> [Your task] Copy out the records in full, word for word, without pictures.
### The input ###
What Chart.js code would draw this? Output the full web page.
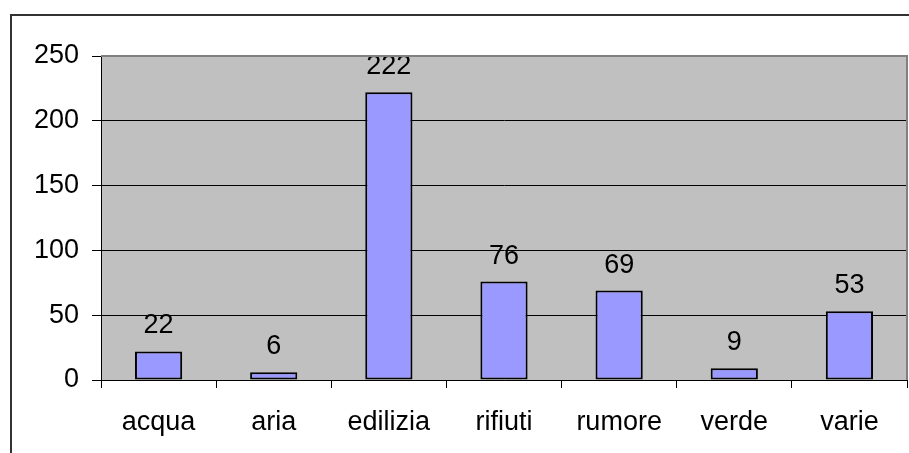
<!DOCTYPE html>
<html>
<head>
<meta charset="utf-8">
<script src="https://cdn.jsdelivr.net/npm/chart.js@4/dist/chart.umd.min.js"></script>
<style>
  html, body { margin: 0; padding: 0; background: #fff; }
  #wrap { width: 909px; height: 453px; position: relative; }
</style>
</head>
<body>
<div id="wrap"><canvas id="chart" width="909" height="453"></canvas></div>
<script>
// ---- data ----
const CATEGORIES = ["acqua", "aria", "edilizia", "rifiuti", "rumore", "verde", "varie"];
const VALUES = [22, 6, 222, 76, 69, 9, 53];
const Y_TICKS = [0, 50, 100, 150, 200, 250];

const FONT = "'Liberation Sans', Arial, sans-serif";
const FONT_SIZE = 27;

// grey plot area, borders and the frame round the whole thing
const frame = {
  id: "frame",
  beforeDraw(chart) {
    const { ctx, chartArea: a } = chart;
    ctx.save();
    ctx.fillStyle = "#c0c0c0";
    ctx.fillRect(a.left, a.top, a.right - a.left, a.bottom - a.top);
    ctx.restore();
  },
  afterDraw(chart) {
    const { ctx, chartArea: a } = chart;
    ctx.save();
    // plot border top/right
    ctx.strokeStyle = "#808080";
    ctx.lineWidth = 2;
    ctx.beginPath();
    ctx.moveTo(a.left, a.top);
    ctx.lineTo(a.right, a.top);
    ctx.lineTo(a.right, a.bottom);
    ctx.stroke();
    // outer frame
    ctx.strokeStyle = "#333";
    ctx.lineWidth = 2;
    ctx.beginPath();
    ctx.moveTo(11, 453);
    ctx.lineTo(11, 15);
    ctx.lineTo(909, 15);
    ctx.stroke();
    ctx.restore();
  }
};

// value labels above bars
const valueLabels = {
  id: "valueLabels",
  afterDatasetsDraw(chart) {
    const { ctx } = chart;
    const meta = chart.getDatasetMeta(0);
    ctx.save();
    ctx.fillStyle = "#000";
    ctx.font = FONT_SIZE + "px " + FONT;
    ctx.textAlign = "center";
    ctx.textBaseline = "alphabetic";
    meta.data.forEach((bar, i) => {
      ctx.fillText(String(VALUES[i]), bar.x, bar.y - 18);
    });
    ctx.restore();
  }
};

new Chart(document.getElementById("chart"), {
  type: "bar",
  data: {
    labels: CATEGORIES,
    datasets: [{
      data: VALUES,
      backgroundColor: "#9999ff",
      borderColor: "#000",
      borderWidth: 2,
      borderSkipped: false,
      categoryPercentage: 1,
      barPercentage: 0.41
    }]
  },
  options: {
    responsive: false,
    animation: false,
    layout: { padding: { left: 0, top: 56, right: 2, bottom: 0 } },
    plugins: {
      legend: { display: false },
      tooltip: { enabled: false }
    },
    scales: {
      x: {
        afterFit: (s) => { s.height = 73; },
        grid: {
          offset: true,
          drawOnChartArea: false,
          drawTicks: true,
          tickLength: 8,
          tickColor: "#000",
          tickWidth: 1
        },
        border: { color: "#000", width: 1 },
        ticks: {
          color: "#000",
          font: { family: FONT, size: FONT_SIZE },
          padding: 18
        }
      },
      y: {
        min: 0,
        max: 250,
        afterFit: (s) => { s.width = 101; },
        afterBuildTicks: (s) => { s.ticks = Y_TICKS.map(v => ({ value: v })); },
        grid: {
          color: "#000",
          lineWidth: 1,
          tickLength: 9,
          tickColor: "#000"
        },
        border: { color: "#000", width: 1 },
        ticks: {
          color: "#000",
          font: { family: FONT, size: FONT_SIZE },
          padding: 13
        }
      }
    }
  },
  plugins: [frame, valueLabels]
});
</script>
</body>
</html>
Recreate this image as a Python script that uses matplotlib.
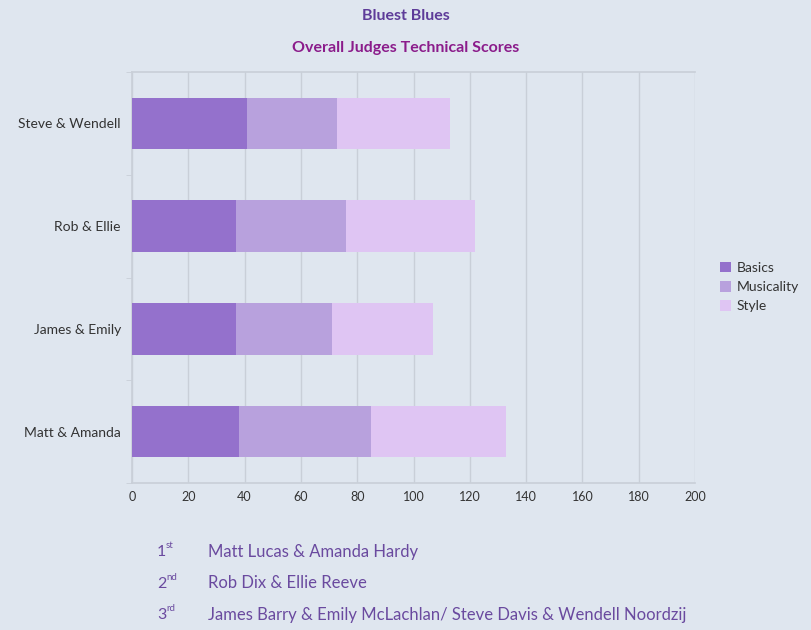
###
> [Answer to this exercise]
What Chart.js code would draw this? Output the full web page.
<!DOCTYPE html>
<html>
<head>
<meta charset="utf-8">
<script src="https://cdn.jsdelivr.net/npm/chart.js@4/dist/chart.umd.min.js"></script>
<style>
  html, body { margin: 0; padding: 0; background: #fff; }
  #wrap { width: 909px; height: 453px; position: relative; }
</style>
</head>
<body>
<div id="wrap"><canvas id="chart" width="909" height="453"></canvas></div>
<script>
// ---- data ----
const CATEGORIES = ["acqua", "aria", "edilizia", "rifiuti", "rumore", "verde", "varie"];
const VALUES = [22, 6, 222, 76, 69, 9, 53];
const Y_TICKS = [0, 50, 100, 150, 200, 250];

const FONT = "'Liberation Sans', Arial, sans-serif";
const FONT_SIZE = 27;

// grey plot area, borders and the frame round the whole thing
const frame = {
  id: "frame",
  beforeDraw(chart) {
    const { ctx, chartArea: a } = chart;
    ctx.save();
    ctx.fillStyle = "#c0c0c0";
    ctx.fillRect(a.left, a.top, a.right - a.left, a.bottom - a.top);
    ctx.restore();
  },
  afterDraw(chart) {
    const { ctx, chartArea: a } = chart;
    ctx.save();
    // plot border top/right
    ctx.strokeStyle = "#808080";
    ctx.lineWidth = 2;
    ctx.beginPath();
    ctx.moveTo(a.left, a.top);
    ctx.lineTo(a.right, a.top);
    ctx.lineTo(a.right, a.bottom);
    ctx.stroke();
    // outer frame
    ctx.strokeStyle = "#333";
    ctx.lineWidth = 2;
    ctx.beginPath();
    ctx.moveTo(11, 453);
    ctx.lineTo(11, 15);
    ctx.lineTo(909, 15);
    ctx.stroke();
    ctx.restore();
  }
};

// value labels above bars
const valueLabels = {
  id: "valueLabels",
  afterDatasetsDraw(chart) {
    const { ctx } = chart;
    const meta = chart.getDatasetMeta(0);
    ctx.save();
    ctx.fillStyle = "#000";
    ctx.font = FONT_SIZE + "px " + FONT;
    ctx.textAlign = "center";
    ctx.textBaseline = "alphabetic";
    meta.data.forEach((bar, i) => {
      ctx.fillText(String(VALUES[i]), bar.x, bar.y - 18);
    });
    ctx.restore();
  }
};

new Chart(document.getElementById("chart"), {
  type: "bar",
  data: {
    labels: CATEGORIES,
    datasets: [{
      data: VALUES,
      backgroundColor: "#9999ff",
      borderColor: "#000",
      borderWidth: 2,
      borderSkipped: false,
      categoryPercentage: 1,
      barPercentage: 0.41
    }]
  },
  options: {
    responsive: false,
    animation: false,
    layout: { padding: { left: 0, top: 56, right: 2, bottom: 0 } },
    plugins: {
      legend: { display: false },
      tooltip: { enabled: false }
    },
    scales: {
      x: {
        afterFit: (s) => { s.height = 73; },
        grid: {
          offset: true,
          drawOnChartArea: false,
          drawTicks: true,
          tickLength: 8,
          tickColor: "#000",
          tickWidth: 1
        },
        border: { color: "#000", width: 1 },
        ticks: {
          color: "#000",
          font: { family: FONT, size: FONT_SIZE },
          padding: 18
        }
      },
      y: {
        min: 0,
        max: 250,
        afterFit: (s) => { s.width = 101; },
        afterBuildTicks: (s) => { s.ticks = Y_TICKS.map(v => ({ value: v })); },
        grid: {
          color: "#000",
          lineWidth: 1,
          tickLength: 9,
          tickColor: "#000"
        },
        border: { color: "#000", width: 1 },
        ticks: {
          color: "#000",
          font: { family: FONT, size: FONT_SIZE },
          padding: 13
        }
      }
    }
  },
  plugins: [frame, valueLabels]
});
</script>
</body>
</html>
Recreate this image as a Python script that uses matplotlib.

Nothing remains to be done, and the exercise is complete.